#### Your task:
Report, as a bare number, how many lines hold "with".

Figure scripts
§

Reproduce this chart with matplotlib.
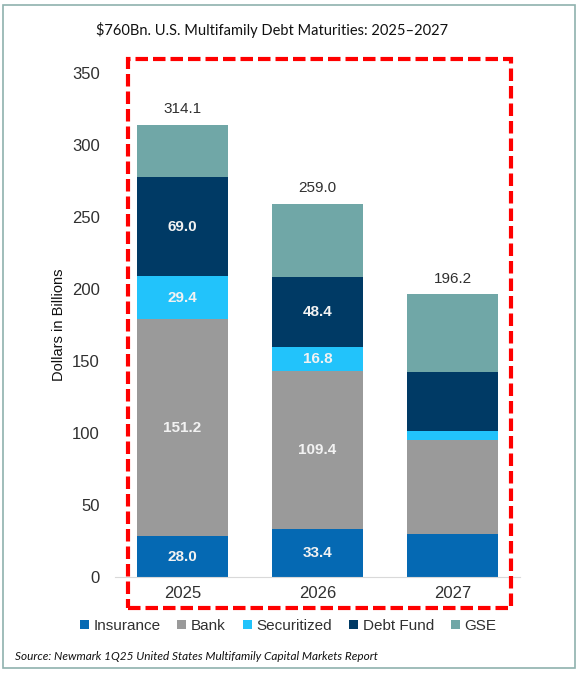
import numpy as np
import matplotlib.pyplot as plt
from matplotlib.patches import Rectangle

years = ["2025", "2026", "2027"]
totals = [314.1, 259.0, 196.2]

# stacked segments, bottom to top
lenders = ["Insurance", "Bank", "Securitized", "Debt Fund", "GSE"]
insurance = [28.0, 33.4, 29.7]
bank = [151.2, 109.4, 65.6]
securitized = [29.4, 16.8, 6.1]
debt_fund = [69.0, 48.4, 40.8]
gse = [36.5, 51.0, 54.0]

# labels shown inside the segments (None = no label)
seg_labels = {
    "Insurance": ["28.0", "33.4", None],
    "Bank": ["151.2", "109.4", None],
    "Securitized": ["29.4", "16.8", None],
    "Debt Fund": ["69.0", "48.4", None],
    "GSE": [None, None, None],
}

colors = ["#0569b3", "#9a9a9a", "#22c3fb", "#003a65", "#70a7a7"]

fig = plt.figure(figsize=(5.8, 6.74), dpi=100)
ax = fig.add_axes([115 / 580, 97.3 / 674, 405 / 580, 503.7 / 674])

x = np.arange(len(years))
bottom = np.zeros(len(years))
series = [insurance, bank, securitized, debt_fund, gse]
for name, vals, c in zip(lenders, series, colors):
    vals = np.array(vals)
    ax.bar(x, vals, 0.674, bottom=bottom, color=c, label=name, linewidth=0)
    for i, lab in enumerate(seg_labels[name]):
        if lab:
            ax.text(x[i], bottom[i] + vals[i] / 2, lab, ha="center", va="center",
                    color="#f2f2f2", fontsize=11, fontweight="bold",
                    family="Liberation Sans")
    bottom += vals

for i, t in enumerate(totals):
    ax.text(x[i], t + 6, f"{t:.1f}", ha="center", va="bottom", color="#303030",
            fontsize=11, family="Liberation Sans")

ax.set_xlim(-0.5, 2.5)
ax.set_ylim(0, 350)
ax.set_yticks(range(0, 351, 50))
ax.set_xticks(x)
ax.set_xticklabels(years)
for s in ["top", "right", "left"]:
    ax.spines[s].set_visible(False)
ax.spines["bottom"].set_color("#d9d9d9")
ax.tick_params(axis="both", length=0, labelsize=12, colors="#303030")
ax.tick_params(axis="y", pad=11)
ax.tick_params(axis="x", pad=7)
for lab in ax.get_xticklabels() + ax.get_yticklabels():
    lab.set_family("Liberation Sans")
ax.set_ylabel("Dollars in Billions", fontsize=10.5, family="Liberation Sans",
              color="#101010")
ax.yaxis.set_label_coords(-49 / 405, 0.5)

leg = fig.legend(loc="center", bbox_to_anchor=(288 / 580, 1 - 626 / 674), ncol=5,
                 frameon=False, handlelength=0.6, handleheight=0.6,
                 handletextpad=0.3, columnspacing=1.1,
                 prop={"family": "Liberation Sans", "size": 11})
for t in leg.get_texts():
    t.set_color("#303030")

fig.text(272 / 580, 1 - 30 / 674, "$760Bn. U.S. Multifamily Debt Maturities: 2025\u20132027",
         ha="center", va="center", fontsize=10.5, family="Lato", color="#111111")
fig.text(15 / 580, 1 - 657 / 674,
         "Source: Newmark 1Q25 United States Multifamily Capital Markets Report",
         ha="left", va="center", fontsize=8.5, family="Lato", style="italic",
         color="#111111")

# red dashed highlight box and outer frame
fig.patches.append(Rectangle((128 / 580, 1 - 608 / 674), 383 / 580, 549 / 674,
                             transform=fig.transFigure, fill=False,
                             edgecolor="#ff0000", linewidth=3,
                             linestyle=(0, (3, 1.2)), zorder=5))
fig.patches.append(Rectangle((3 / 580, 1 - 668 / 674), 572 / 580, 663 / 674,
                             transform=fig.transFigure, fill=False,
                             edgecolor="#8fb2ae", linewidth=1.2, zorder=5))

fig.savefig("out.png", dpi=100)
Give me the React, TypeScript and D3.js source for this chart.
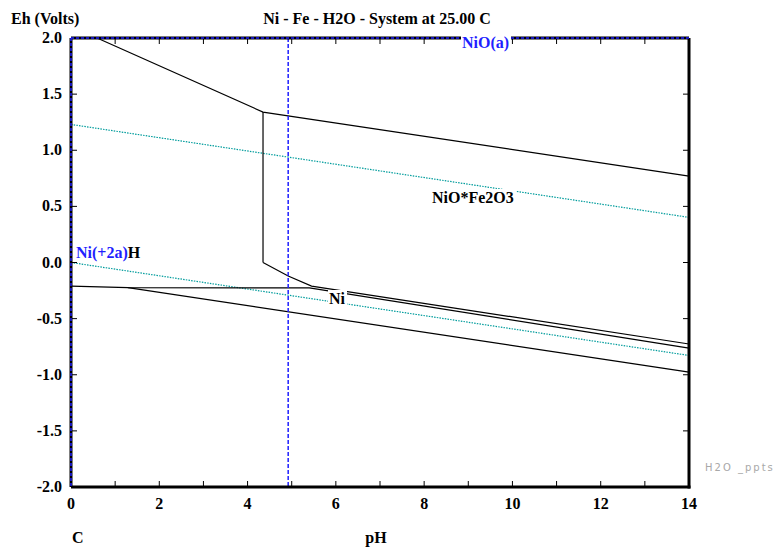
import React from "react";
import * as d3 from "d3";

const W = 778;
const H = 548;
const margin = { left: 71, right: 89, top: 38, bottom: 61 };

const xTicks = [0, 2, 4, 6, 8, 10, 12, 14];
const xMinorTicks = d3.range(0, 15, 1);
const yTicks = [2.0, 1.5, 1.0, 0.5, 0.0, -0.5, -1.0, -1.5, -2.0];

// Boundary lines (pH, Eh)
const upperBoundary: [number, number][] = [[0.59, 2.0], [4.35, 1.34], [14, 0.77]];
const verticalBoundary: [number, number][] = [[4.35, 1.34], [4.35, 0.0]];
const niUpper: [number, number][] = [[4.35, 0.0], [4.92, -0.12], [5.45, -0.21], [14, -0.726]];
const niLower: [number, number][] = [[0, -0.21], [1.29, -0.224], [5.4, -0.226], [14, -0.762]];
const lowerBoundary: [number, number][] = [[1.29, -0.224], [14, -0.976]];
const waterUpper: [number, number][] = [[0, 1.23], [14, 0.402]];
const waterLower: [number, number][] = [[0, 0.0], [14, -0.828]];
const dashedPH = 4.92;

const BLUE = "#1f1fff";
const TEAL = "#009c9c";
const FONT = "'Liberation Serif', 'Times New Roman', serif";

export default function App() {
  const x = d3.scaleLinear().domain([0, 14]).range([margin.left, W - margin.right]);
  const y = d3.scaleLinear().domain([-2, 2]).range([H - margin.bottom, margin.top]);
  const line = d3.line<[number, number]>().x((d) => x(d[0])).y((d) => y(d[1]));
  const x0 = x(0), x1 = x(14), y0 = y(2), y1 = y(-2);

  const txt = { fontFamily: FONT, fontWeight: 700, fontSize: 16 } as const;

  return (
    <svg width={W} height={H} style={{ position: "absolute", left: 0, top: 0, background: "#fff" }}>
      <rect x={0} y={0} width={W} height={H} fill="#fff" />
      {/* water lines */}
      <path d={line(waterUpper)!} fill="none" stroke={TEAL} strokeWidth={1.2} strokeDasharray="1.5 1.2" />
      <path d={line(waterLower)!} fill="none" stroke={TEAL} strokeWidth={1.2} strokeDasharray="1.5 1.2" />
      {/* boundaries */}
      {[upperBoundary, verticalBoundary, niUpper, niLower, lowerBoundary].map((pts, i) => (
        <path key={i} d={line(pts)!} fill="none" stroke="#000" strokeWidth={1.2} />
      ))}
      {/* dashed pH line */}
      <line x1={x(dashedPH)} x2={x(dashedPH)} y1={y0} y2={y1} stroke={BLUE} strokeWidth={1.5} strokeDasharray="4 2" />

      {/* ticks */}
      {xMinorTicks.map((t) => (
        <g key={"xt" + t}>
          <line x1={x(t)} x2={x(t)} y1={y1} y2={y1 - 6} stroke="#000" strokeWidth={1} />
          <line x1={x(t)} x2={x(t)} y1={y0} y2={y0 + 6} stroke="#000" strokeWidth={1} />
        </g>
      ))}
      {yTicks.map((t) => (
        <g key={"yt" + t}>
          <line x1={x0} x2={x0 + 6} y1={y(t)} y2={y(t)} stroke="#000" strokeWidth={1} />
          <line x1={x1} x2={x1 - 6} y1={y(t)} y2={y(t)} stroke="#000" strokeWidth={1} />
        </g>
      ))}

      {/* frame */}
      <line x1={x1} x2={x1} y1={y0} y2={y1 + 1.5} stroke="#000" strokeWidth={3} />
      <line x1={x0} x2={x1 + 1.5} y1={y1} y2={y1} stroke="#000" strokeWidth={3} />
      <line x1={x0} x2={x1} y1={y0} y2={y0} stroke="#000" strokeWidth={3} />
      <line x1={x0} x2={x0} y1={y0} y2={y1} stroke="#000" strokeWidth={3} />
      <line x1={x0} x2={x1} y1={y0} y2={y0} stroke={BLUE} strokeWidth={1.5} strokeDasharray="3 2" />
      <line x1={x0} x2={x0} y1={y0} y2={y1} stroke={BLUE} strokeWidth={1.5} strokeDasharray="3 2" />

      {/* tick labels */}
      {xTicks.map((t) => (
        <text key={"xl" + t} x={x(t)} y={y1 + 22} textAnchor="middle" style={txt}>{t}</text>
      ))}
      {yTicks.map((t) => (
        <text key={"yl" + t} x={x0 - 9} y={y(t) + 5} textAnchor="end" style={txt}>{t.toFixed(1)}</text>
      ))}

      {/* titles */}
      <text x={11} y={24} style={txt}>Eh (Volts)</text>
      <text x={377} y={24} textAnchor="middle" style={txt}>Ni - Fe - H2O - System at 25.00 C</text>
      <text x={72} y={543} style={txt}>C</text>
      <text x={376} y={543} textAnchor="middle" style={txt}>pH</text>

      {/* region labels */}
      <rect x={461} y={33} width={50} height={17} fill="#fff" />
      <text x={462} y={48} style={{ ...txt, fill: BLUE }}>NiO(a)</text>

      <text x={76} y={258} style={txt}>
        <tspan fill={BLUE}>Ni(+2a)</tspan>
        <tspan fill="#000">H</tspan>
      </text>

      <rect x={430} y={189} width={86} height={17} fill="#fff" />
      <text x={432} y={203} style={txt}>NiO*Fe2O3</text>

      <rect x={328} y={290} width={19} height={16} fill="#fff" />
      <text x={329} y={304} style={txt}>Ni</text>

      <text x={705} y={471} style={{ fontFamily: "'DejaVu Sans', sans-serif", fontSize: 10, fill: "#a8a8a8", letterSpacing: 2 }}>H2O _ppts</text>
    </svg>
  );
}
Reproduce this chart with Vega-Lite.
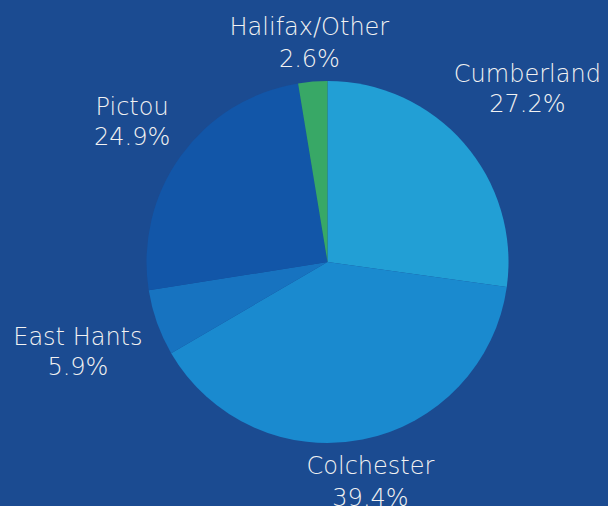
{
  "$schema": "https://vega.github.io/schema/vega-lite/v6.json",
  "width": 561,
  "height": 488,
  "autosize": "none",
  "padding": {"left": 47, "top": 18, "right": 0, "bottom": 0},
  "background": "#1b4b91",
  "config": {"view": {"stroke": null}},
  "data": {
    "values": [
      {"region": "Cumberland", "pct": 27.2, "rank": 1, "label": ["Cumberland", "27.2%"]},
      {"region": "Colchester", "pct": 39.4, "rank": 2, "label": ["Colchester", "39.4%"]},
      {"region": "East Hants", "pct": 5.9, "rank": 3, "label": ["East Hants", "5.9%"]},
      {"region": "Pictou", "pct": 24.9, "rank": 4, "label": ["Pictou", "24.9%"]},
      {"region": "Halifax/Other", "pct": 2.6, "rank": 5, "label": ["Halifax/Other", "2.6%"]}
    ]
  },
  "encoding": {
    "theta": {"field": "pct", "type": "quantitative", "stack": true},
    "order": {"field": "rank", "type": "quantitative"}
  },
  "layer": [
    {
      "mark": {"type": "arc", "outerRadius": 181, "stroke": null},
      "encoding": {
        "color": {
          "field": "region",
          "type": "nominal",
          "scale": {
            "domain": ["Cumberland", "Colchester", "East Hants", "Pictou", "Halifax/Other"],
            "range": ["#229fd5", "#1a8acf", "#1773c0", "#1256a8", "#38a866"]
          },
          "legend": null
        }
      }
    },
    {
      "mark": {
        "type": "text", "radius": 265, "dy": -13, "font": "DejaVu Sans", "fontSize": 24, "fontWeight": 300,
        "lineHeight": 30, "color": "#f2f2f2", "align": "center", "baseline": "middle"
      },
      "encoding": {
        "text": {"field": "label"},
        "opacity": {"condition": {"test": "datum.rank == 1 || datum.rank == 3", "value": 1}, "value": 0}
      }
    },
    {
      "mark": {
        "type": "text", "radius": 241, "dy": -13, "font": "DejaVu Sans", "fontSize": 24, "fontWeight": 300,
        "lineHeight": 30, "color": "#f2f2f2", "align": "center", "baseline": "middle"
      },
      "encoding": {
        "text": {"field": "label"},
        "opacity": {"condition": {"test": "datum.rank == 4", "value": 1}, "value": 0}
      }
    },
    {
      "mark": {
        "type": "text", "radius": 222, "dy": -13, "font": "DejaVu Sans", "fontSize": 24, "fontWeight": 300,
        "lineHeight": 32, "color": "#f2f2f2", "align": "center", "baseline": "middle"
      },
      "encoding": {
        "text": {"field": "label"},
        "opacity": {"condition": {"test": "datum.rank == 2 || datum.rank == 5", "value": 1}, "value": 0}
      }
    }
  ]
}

§

#### Reply to the exercise:
2